■ **What to produce**: Can you output the material exactly as written, minus any pictures it holds?

■ **Provided material**:
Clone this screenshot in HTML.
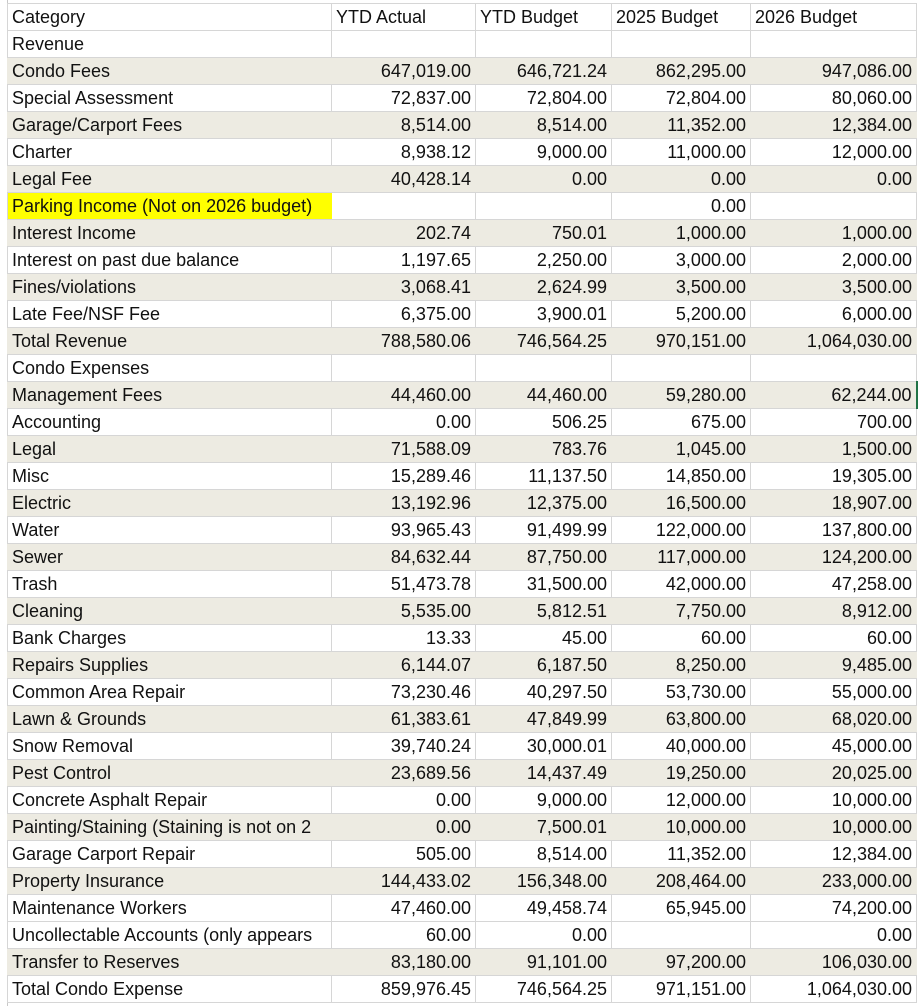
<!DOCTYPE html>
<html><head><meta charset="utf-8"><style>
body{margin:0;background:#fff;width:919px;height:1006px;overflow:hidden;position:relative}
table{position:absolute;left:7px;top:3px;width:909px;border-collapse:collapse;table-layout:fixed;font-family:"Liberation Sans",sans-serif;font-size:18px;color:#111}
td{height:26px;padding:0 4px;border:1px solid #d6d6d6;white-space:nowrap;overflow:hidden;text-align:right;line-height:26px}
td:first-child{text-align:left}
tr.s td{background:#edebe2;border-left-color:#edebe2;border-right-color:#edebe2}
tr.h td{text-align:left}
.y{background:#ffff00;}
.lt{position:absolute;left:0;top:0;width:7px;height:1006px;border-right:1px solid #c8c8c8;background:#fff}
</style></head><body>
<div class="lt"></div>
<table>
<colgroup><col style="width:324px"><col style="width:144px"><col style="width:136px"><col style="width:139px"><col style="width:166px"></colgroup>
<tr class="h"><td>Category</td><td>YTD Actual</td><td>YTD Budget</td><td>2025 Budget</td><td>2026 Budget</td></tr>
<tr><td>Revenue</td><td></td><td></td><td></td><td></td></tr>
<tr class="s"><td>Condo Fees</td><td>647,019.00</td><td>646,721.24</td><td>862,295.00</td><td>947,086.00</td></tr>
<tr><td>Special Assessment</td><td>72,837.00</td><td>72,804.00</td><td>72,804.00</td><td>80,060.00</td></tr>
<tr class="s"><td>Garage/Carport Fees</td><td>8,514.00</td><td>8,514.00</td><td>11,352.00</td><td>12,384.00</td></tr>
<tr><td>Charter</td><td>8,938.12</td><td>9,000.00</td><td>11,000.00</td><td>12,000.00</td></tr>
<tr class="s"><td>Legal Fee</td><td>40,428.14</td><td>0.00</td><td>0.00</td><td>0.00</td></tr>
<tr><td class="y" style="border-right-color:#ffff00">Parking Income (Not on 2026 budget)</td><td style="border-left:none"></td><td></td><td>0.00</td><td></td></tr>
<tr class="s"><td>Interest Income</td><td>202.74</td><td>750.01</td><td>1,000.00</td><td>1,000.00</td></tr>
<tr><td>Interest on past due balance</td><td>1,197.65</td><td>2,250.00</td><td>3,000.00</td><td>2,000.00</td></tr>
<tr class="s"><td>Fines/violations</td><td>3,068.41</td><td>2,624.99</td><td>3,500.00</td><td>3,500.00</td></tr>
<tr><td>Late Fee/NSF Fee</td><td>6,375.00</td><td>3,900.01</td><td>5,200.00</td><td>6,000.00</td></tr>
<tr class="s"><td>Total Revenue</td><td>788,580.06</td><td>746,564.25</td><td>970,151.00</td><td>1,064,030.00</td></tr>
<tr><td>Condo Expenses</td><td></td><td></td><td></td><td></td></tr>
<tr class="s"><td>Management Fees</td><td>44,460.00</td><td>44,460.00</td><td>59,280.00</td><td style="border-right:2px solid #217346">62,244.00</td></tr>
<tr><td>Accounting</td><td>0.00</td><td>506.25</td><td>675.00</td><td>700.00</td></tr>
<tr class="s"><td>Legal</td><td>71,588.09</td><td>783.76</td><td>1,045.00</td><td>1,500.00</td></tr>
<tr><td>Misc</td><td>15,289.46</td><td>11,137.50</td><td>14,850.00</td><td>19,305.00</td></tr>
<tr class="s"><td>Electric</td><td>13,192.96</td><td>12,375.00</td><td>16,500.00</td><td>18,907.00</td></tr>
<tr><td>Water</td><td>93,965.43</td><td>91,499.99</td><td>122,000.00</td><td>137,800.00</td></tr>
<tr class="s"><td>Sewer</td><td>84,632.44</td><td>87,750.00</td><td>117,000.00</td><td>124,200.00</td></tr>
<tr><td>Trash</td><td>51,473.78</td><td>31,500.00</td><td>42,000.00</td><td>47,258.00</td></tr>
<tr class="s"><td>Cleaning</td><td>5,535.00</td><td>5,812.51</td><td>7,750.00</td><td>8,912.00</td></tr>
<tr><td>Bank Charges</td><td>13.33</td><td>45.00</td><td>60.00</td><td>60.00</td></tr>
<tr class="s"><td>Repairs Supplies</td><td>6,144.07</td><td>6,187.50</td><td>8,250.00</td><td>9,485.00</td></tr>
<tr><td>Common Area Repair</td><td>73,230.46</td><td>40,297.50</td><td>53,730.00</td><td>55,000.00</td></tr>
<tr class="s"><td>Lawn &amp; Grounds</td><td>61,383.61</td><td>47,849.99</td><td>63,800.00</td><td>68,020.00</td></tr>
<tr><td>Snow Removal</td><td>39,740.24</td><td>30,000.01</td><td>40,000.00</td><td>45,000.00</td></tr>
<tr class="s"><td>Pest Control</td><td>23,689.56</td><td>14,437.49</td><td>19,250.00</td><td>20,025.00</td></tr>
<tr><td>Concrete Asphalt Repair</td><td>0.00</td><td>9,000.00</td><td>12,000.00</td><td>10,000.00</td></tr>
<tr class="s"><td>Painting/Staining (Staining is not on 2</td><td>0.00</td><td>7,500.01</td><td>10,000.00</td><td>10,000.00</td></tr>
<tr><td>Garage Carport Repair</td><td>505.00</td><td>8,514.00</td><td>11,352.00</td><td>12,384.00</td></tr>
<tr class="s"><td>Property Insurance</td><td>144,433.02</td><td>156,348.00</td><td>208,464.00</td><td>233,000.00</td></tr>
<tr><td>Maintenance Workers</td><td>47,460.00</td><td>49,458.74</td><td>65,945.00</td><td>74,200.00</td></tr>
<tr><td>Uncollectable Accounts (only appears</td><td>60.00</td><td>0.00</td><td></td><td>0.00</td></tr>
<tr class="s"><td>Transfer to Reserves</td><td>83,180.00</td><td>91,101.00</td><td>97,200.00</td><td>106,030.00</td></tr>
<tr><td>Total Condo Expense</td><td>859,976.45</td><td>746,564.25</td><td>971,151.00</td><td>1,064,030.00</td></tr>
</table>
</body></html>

■ **Solution to the problem**:
Clone this screenshot in HTML.
<!DOCTYPE html>
<html><head><meta charset="utf-8"><style>
body{margin:0;background:#fff;width:919px;height:1006px;overflow:hidden;position:relative}
table{position:absolute;left:7px;top:3px;width:909px;border-collapse:collapse;table-layout:fixed;font-family:"Liberation Sans",sans-serif;font-size:18px;color:#111}
td{height:26px;padding:0 4px;border:1px solid #d6d6d6;white-space:nowrap;overflow:hidden;text-align:right;line-height:26px}
td:first-child{text-align:left}
tr.s td{background:#edebe2;border-left-color:#edebe2;border-right-color:#edebe2}
tr.h td{text-align:left}
.y{background:#ffff00;}
.lt{position:absolute;left:0;top:0;width:7px;height:1006px;border-right:1px solid #c8c8c8;background:#fff}
</style></head><body>
<div class="lt"></div>
<table>
<colgroup><col style="width:324px"><col style="width:144px"><col style="width:136px"><col style="width:139px"><col style="width:166px"></colgroup>
<tr class="h"><td>Category</td><td>YTD Actual</td><td>YTD Budget</td><td>2025 Budget</td><td>2026 Budget</td></tr>
<tr><td>Revenue</td><td></td><td></td><td></td><td></td></tr>
<tr class="s"><td>Condo Fees</td><td>647,019.00</td><td>646,721.24</td><td>862,295.00</td><td>947,086.00</td></tr>
<tr><td>Special Assessment</td><td>72,837.00</td><td>72,804.00</td><td>72,804.00</td><td>80,060.00</td></tr>
<tr class="s"><td>Garage/Carport Fees</td><td>8,514.00</td><td>8,514.00</td><td>11,352.00</td><td>12,384.00</td></tr>
<tr><td>Charter</td><td>8,938.12</td><td>9,000.00</td><td>11,000.00</td><td>12,000.00</td></tr>
<tr class="s"><td>Legal Fee</td><td>40,428.14</td><td>0.00</td><td>0.00</td><td>0.00</td></tr>
<tr><td class="y" style="border-right-color:#ffff00">Parking Income (Not on 2026 budget)</td><td style="border-left:none"></td><td></td><td>0.00</td><td></td></tr>
<tr class="s"><td>Interest Income</td><td>202.74</td><td>750.01</td><td>1,000.00</td><td>1,000.00</td></tr>
<tr><td>Interest on past due balance</td><td>1,197.65</td><td>2,250.00</td><td>3,000.00</td><td>2,000.00</td></tr>
<tr class="s"><td>Fines/violations</td><td>3,068.41</td><td>2,624.99</td><td>3,500.00</td><td>3,500.00</td></tr>
<tr><td>Late Fee/NSF Fee</td><td>6,375.00</td><td>3,900.01</td><td>5,200.00</td><td>6,000.00</td></tr>
<tr class="s"><td>Total Revenue</td><td>788,580.06</td><td>746,564.25</td><td>970,151.00</td><td>1,064,030.00</td></tr>
<tr><td>Condo Expenses</td><td></td><td></td><td></td><td></td></tr>
<tr class="s"><td>Management Fees</td><td>44,460.00</td><td>44,460.00</td><td>59,280.00</td><td style="border-right:2px solid #217346">62,244.00</td></tr>
<tr><td>Accounting</td><td>0.00</td><td>506.25</td><td>675.00</td><td>700.00</td></tr>
<tr class="s"><td>Legal</td><td>71,588.09</td><td>783.76</td><td>1,045.00</td><td>1,500.00</td></tr>
<tr><td>Misc</td><td>15,289.46</td><td>11,137.50</td><td>14,850.00</td><td>19,305.00</td></tr>
<tr class="s"><td>Electric</td><td>13,192.96</td><td>12,375.00</td><td>16,500.00</td><td>18,907.00</td></tr>
<tr><td>Water</td><td>93,965.43</td><td>91,499.99</td><td>122,000.00</td><td>137,800.00</td></tr>
<tr class="s"><td>Sewer</td><td>84,632.44</td><td>87,750.00</td><td>117,000.00</td><td>124,200.00</td></tr>
<tr><td>Trash</td><td>51,473.78</td><td>31,500.00</td><td>42,000.00</td><td>47,258.00</td></tr>
<tr class="s"><td>Cleaning</td><td>5,535.00</td><td>5,812.51</td><td>7,750.00</td><td>8,912.00</td></tr>
<tr><td>Bank Charges</td><td>13.33</td><td>45.00</td><td>60.00</td><td>60.00</td></tr>
<tr class="s"><td>Repairs Supplies</td><td>6,144.07</td><td>6,187.50</td><td>8,250.00</td><td>9,485.00</td></tr>
<tr><td>Common Area Repair</td><td>73,230.46</td><td>40,297.50</td><td>53,730.00</td><td>55,000.00</td></tr>
<tr class="s"><td>Lawn &amp; Grounds</td><td>61,383.61</td><td>47,849.99</td><td>63,800.00</td><td>68,020.00</td></tr>
<tr><td>Snow Removal</td><td>39,740.24</td><td>30,000.01</td><td>40,000.00</td><td>45,000.00</td></tr>
<tr class="s"><td>Pest Control</td><td>23,689.56</td><td>14,437.49</td><td>19,250.00</td><td>20,025.00</td></tr>
<tr><td>Concrete Asphalt Repair</td><td>0.00</td><td>9,000.00</td><td>12,000.00</td><td>10,000.00</td></tr>
<tr class="s"><td>Painting/Staining (Staining is not on 2</td><td>0.00</td><td>7,500.01</td><td>10,000.00</td><td>10,000.00</td></tr>
<tr><td>Garage Carport Repair</td><td>505.00</td><td>8,514.00</td><td>11,352.00</td><td>12,384.00</td></tr>
<tr class="s"><td>Property Insurance</td><td>144,433.02</td><td>156,348.00</td><td>208,464.00</td><td>233,000.00</td></tr>
<tr><td>Maintenance Workers</td><td>47,460.00</td><td>49,458.74</td><td>65,945.00</td><td>74,200.00</td></tr>
<tr><td>Uncollectable Accounts (only appears</td><td>60.00</td><td>0.00</td><td></td><td>0.00</td></tr>
<tr class="s"><td>Transfer to Reserves</td><td>83,180.00</td><td>91,101.00</td><td>97,200.00</td><td>106,030.00</td></tr>
<tr><td>Total Condo Expense</td><td>859,976.45</td><td>746,564.25</td><td>971,151.00</td><td>1,064,030.00</td></tr>
</table>
</body></html>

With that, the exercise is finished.